**Information provided**
-----

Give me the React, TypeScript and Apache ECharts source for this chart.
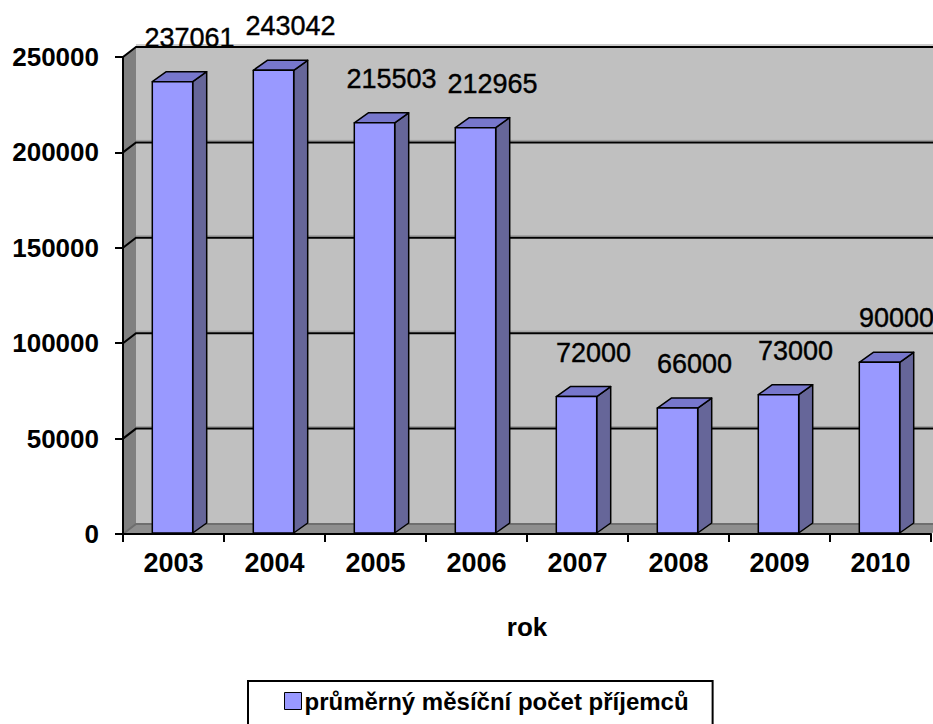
import React, { useEffect, useRef } from "react";
import * as echarts from "echarts";

const years = ["2003", "2004", "2005", "2006", "2007", "2008", "2009", "2010"];
const recipients = [237061, 243042, 215503, 212965, 72000, 66000, 73000, 90000];
const yTicks = [0, 50000, 100000, 150000, 200000, 250000];
const seriesName = "průměrný měsíční počet příjemců";
const xAxisName = "rok";

const FONT = '"Liberation Sans", Arial, sans-serif';
const WALL_DX = 13;
const WALL_DY = -10;
const BAR_DX = 14;
const BAR_DY = -10;

export default function App() {
  const ref = useRef<HTMLDivElement>(null);

  useEffect(() => {
    if (!ref.current) return;
    const chart = echarts.init(ref.current, undefined, { renderer: "svg" });

    const wallsRender = (params: any, api: any) => {
      const cs = params.coordSys;
      const x0 = cs.x, y0 = cs.y, w = cs.width, h = cs.height;
      const children: any[] = [
        {
          type: "rect",
          shape: { x: x0 + WALL_DX, y: y0 + WALL_DY, width: w, height: h },
          style: { fill: "#c0c0c0" },
        },
        {
          type: "polygon",
          shape: { points: [[x0, y0], [x0 + WALL_DX, y0 + WALL_DY], [x0 + WALL_DX, y0 + h + WALL_DY], [x0, y0 + h]] },
          style: { fill: "#808080" },
        },
        {
          type: "polygon",
          shape: { points: [[x0, y0 + h], [x0 + WALL_DX, y0 + h + WALL_DY], [x0 + w + WALL_DX, y0 + h + WALL_DY], [x0 + w, y0 + h]] },
          style: { fill: "#8e8e8e" },
        },
      ];
      yTicks.forEach((t) => {
        const y = api.coord([0, t])[1];
        if (t !== 0) {
          children.push({
            type: "line",
            shape: { x1: x0 + WALL_DX, y1: y + WALL_DY - 2, x2: x0 + w + WALL_DX, y2: y + WALL_DY - 2 },
            style: { stroke: "#9a9a9a", lineWidth: 1 },
          });
        }
        children.push({
          type: "polyline",
          shape: { points: [[x0, y], [x0 + WALL_DX, y + WALL_DY], [x0 + w + WALL_DX, y + WALL_DY]] },
          style: { fill: "none", stroke: t === 0 ? "#6e6e6e" : "#000", lineWidth: 2 },
        });
      });
      return { type: "group", children };
    };

    const barRender = (params: any, api: any) => {
      const i = api.value(0);
      const v = api.value(1);
      const top = api.coord([i, v]);
      const bot = api.coord([i, 0]);
      const bw = api.size([1, 0])[0] * 0.4;
      const xl = top[0] - bw / 2 - 1;
      const xr = xl + bw;
      const yt = top[1];
      const yb = bot[1] - 1;
      const stroke = { stroke: "#000", lineWidth: 1.5, lineJoin: "round" };
      return {
        type: "group",
        children: [
          {
            type: "polygon",
            shape: { points: [[xr, yt], [xr + BAR_DX, yt + BAR_DY], [xr + BAR_DX, yb + BAR_DY], [xr, yb]] },
            style: { fill: "#666699", ...stroke },
          },
          {
            type: "polygon",
            shape: { points: [[xl, yt], [xl + BAR_DX, yt + BAR_DY], [xr + BAR_DX, yt + BAR_DY], [xr, yt]] },
            style: { fill: "#7777cc", ...stroke },
          },
          {
            type: "rect",
            shape: { x: xl, y: yt, width: bw, height: yb - yt },
            style: { fill: "#9999ff", ...stroke },
          },
          {
            type: "text",
            x: top[0] + 16,
            y: yt - 44,
            style: {
              text: String(v),
              fill: "#000",
              font: `27px ${FONT}`,
              align: "center",
              verticalAlign: "middle",
              stroke: "#000",
              lineWidth: 0.4,
            },
          },
        ],
      };
    };

    chart.setOption({
      animation: false,
      backgroundColor: "#fff",
      grid: { left: 123, right: 2, top: 57, bottom: 190, containLabel: false },
      xAxis: {
        type: "category",
        data: years,
        z: 5,
        boundaryGap: true,
        axisLine: { show: true, lineStyle: { color: "#000", width: 2 } },
        axisTick: { show: true, length: 8, lineStyle: { color: "#000", width: 2 }, alignWithLabel: false },
        axisLabel: { color: "#000", fontFamily: FONT, fontSize: 27, fontWeight: "bold", margin: 15 },
        splitLine: { show: false },
        name: xAxisName,
        nameLocation: "middle",
        nameGap: 80,
        nameTextStyle: { color: "#000", fontFamily: FONT, fontSize: 26, fontWeight: "bold" },
      },
      yAxis: {
        type: "value",
        min: 0,
        max: 250000,
        interval: 50000,
        z: 5,
        axisLine: { show: true, lineStyle: { color: "#000", width: 2 } },
        axisTick: { show: true, length: 8, lineStyle: { color: "#000", width: 2 } },
        axisLabel: {
          color: "#000",
          fontFamily: FONT,
          fontSize: 26,
          fontWeight: "bold",
          margin: 24,
          formatter: (v: number) => String(v),
        },
        splitLine: { show: false },
      },
      legend: {
        show: true,
        data: [seriesName],
        left: 248,
        top: 681,
        orient: "horizontal",
        padding: [8, 24, 40, 36],
        borderColor: "#000",
        borderWidth: 2,
        icon: "rect",
        itemWidth: 17,
        itemHeight: 17,
        itemStyle: { color: "#9999ff", borderColor: "#000", borderWidth: 1 },
        textStyle: { color: "#000", fontFamily: FONT, fontSize: 24, fontWeight: "bold", padding: [0, 0, 0, -2] },
        selectedMode: false,
      },
      series: [
        {
          type: "custom",
          name: "walls",
          z: 1,
          silent: true,
          renderItem: wallsRender,
          data: [[0, 0]],
          encode: { x: 0, y: 1 },
        },
        {
          type: "custom",
          name: seriesName,
          z: 2,
          renderItem: barRender,
          itemStyle: { color: "#9999ff" },
          data: recipients.map((v, i) => [i, v]),
          encode: { x: 0, y: 1 },
        },
      ],
    });

    return () => chart.dispose();
  }, []);

  return (
    <div
      ref={ref}
      style={{ position: "fixed", left: 0, top: 0, width: 933, height: 724 }}
    />
  );
}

-----

**Written request**
Of the lines above, how many include the word "React"? Reply with the number only.

**Output for this exercise**
2